International Rivers – Dams, Rivers and Rights is the perfect tool for anyone threatened by dam construction. It tells the stories of people affected by dams and outlines success stories of people who fight for their rights and their rivers. The guide shares lessons and ideas from the growing international movement against destructive dams. It tells stories of people all over the world who say no to dams and who demand “Don’t DAMage our lives.”
Witness – Visit the WITNESS Library to download free resources for video activists, trainers and their allies.

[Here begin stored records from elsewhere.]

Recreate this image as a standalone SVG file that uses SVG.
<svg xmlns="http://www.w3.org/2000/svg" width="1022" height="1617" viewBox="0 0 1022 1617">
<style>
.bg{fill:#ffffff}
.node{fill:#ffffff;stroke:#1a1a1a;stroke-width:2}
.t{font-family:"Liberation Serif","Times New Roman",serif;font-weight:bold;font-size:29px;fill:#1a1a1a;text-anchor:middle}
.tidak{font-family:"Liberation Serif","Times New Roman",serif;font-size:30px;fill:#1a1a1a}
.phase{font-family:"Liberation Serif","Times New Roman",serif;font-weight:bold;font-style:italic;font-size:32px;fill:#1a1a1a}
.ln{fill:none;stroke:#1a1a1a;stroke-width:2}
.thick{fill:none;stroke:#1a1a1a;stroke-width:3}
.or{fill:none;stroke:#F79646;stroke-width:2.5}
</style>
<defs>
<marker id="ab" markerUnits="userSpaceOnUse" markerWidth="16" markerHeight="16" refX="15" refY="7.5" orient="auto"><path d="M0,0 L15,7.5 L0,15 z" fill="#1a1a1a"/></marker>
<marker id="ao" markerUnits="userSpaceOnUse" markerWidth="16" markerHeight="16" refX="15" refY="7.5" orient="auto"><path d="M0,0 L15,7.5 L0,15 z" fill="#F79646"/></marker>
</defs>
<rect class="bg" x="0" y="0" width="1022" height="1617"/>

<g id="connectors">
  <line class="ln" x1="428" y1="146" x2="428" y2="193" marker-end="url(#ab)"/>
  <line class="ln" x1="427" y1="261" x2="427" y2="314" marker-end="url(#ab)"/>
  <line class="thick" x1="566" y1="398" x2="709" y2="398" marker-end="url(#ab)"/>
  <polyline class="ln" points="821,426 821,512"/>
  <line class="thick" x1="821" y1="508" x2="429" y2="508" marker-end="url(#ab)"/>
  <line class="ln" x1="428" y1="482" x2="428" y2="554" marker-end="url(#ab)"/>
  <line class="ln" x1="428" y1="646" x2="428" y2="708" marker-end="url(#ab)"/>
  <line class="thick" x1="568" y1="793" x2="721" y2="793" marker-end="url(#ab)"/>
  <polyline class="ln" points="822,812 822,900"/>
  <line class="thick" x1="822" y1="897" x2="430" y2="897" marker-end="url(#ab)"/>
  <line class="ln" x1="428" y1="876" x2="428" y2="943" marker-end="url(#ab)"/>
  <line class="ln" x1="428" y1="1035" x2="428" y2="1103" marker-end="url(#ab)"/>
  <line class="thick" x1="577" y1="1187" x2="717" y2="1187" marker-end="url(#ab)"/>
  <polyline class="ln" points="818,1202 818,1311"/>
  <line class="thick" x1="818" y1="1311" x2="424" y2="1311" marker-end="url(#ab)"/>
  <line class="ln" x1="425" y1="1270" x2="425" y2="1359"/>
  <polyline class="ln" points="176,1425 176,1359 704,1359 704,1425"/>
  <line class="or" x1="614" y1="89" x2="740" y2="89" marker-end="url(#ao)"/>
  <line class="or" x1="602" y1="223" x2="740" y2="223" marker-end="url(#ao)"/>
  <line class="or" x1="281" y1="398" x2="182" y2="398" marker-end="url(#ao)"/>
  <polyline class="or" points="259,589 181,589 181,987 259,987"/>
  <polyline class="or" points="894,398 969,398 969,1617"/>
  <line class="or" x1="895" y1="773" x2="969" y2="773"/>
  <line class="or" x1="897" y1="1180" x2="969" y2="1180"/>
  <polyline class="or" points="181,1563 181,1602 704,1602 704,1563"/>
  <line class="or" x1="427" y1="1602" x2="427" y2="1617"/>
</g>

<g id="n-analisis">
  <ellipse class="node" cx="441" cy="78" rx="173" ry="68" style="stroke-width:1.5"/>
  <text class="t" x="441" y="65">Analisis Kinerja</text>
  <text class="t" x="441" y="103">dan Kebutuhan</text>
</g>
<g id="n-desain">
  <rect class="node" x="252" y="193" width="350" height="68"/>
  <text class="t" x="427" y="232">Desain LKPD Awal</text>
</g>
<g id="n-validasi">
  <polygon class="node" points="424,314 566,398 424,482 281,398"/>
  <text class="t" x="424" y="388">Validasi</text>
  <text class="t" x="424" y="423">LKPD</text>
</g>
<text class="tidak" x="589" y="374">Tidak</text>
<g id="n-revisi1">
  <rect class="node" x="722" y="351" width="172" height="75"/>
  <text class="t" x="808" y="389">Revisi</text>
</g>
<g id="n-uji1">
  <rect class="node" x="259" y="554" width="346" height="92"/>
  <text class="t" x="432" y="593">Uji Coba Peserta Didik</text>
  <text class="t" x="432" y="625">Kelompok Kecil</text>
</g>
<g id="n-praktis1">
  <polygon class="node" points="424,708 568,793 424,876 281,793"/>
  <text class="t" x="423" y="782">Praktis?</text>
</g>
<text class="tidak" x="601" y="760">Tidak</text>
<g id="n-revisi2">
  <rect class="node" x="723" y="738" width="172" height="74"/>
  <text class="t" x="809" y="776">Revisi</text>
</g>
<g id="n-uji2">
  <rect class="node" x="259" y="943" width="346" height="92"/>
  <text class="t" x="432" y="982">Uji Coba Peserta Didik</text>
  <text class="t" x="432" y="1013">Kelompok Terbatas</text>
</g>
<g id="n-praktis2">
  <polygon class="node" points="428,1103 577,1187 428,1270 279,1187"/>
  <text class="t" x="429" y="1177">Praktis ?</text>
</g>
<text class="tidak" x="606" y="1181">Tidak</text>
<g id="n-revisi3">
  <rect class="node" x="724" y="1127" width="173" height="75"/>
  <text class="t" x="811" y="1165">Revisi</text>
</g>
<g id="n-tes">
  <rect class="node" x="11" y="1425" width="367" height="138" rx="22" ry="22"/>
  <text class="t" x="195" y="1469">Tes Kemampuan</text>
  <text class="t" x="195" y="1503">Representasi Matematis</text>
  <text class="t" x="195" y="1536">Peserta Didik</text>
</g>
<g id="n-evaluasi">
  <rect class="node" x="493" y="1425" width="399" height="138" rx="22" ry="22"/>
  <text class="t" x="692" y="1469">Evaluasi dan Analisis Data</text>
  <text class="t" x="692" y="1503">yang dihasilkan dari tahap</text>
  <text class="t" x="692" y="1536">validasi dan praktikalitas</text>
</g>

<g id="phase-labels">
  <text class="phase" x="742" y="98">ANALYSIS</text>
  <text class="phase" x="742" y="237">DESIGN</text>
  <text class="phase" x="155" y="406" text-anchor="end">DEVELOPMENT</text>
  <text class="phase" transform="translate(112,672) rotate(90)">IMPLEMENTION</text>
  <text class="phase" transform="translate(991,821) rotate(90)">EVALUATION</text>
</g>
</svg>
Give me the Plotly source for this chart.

Includes video and PDF downloads of core WITNESS training materials and how-to guides, on topics such as: video production, video advocacy, storytelling for change, video distribution, safety and security, digital security, filming protests and forced evictions.
Visit also Witness’website in Arabic, French, Portuguese and Spanish for translated materials.
International Rivers – The guide “Making Maps that Make a Difference: A Citizens Guide to Making and Using Maps for Advocacy Work” introduces the power and process of mapping for communities facing destructive development project, including the benefits of mapping, ideas for types of information a community might usefully map, step-by-step instructions for creating basic maps, important sources of data, low and high-tech methods for collecting data, and tips and checklists for strategically incorporating maps in a campaign.
Forest Peoples Programme has developed a series of toolkits for Indigenous Peoples and local communities in different countries, that provide useful information on FPIC and the international, regional and national mechanisms they can use in order to claim their rights and protect their lands, territories and natural resources.
Global Response – This guide describes aspects of the mining process, the dangers you and your community face when mining companies seek to operate in your community, and the many ways you can fight back.
Training for Change – In this page, you can find tools on: 3rd party non-violent intervention; de-escalation and peacekeeping; direct action; diversity and anti-oppression; meeting facilitation; online training tools; organizing and strategy; team building.